Brain injury can start a cascade of damage to brain tissue. Release into the brain of excess excitatory amino acids is thought to begin this process. Drugs which stop the release of excitatory amino acids or which block them may reduce brain damage. Studies have been done in patients with stroke as well as traumatic brain injury. The review found that the results from most drug trials with brain injured patients have not been published. There is therefore not enough evidence about the effects of excitatory amino acid inhibiting drugs for traumatic brain injury, and more published trials are needed.

Authors' conclusions: 

The case for efficacy of excitatory amino acid inhibitor therapy remains unproven. To date, no product has proven to be efficacious (as determined by the criteria applied) for improving the outcomes of brain-injured patients. Early termination, unpublished, and underpowered studies limit a clear appreciation of the merits of this form of intervention. Additional studies, some of which remain in progress, may more clearly define the efficacy and effectiveness issues.

Read the full abstract...

Glutamate is the principal excitatory neurotransmitter in the brain. Injury to the brain can cause an ionic imbalance in cerebral tissue, creating an excitotoxic cascade involving glutamate and other excitatory amino acids, that leads to neuronal death in the tissue surrounding the original injury site. Research has centred around inhibiting this increase in excitatory amino acid during injury either pre- or post-synaptically. Animal studies appeared promising, but as yet, those results have not been repeated in human clinical trials.

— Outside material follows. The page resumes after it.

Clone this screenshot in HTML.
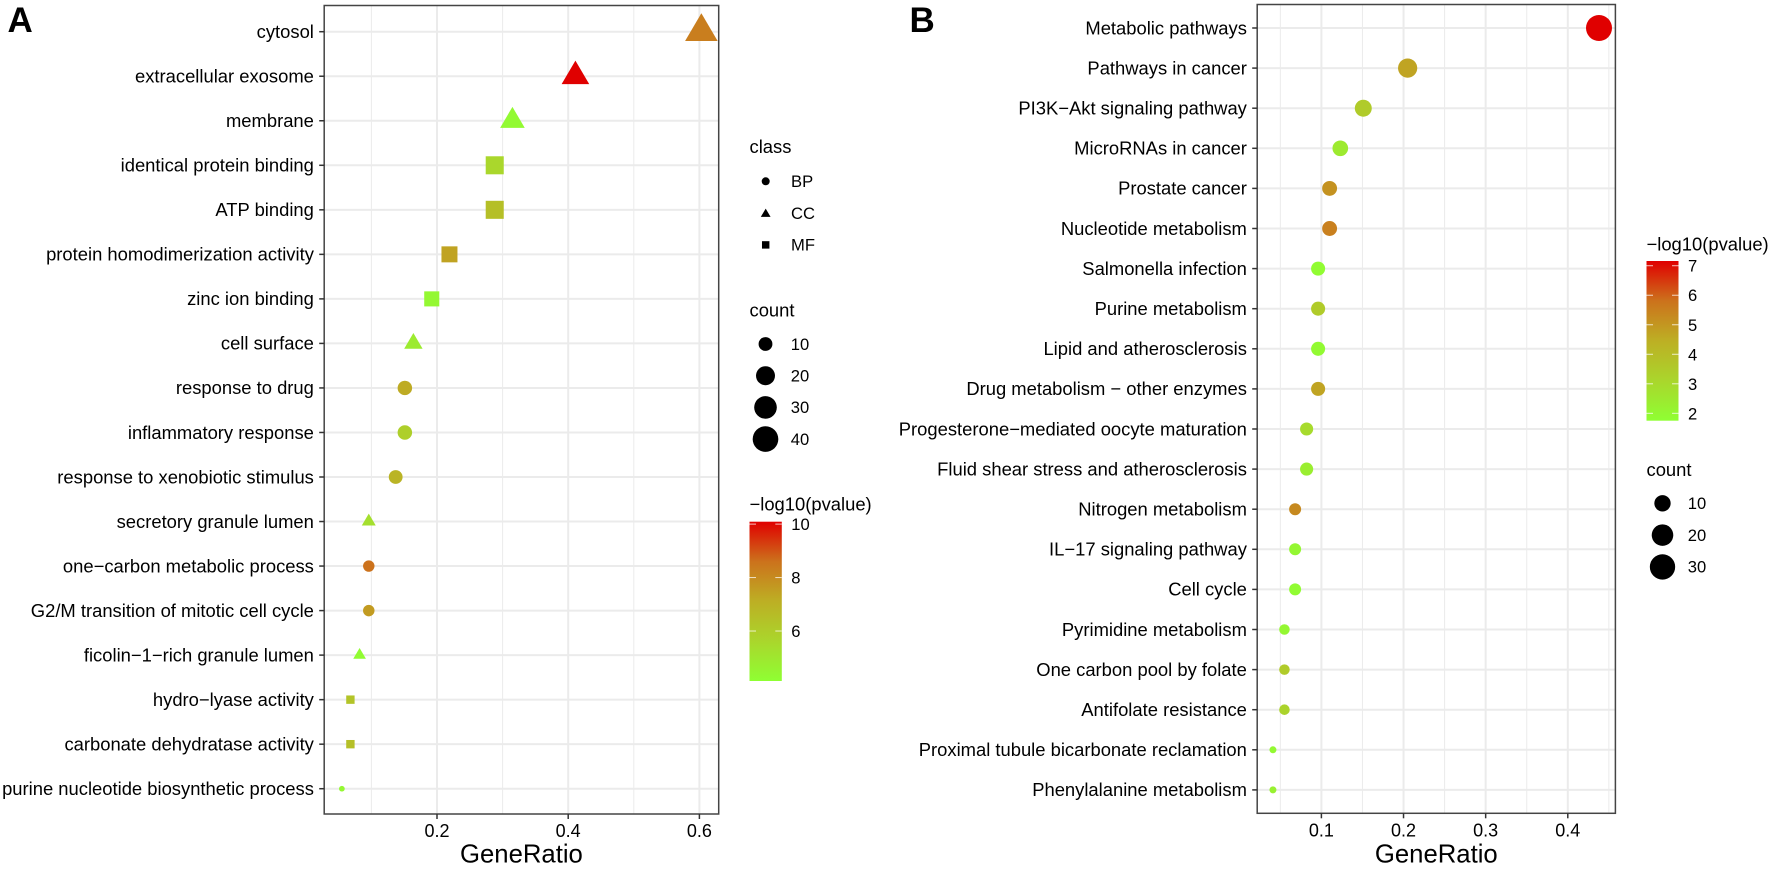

To assess systematically the efficacy of excitatory amino acid inhibitors on improving patient outcome following traumatic brain injury.

Search strategy: 

Searches of the databases; CENTRAL, MEDLINE, EMBASE, IDdb3, and Science Citation Index were carried out. Searches were also carried out on online clinical trial registers; ClinicalTrials (http://clinicaltrials.gov) and Current Controlled Trials (http://controlled-trials.com/mrct). General Internet searches were carried out using selected terms from the original search strategy and individual drug names. Authors of published works and associated pharmaceutical companies were contacted. Searches were last carried out in January 2003.

Selection criteria: 

Trials were included if they were randomised, double-blind, controlled trials where excitatory amino acid inhibitors were administered to patients with traumatic brain injury, within 24 hours of sustaining that injury, and compared to a control group.

Data collection and analysis: 

Twelve trials, involving eight compounds, were identified that appeared to fit the inclusion criteria. Further investigation excluded three of these trials. Two of the remaining trials are ongoing. Of the seven included studies, one trial did not report GOS data and we were unable to acquire them. Three trials have not been published and the data were not made available to us. One trial is currently being prepared for publication, leaving two trials where data were available. Data were extracted by two independent reviewers.

Main results: 

Data were available for two of the seven relevant trials identified, with 760 recruited participants. Mortality is similar between patients who receive excitatory amino acid inhibitors and those that receive placebo: odds ratio (OR) 1.11; 95% confidence interval (CI) 0.78, 1.60. Patients who have a favourable outcome six months after injury are also similar between treatment and placebo groups: OR 0.86; 95% CI 0.64, 1.16.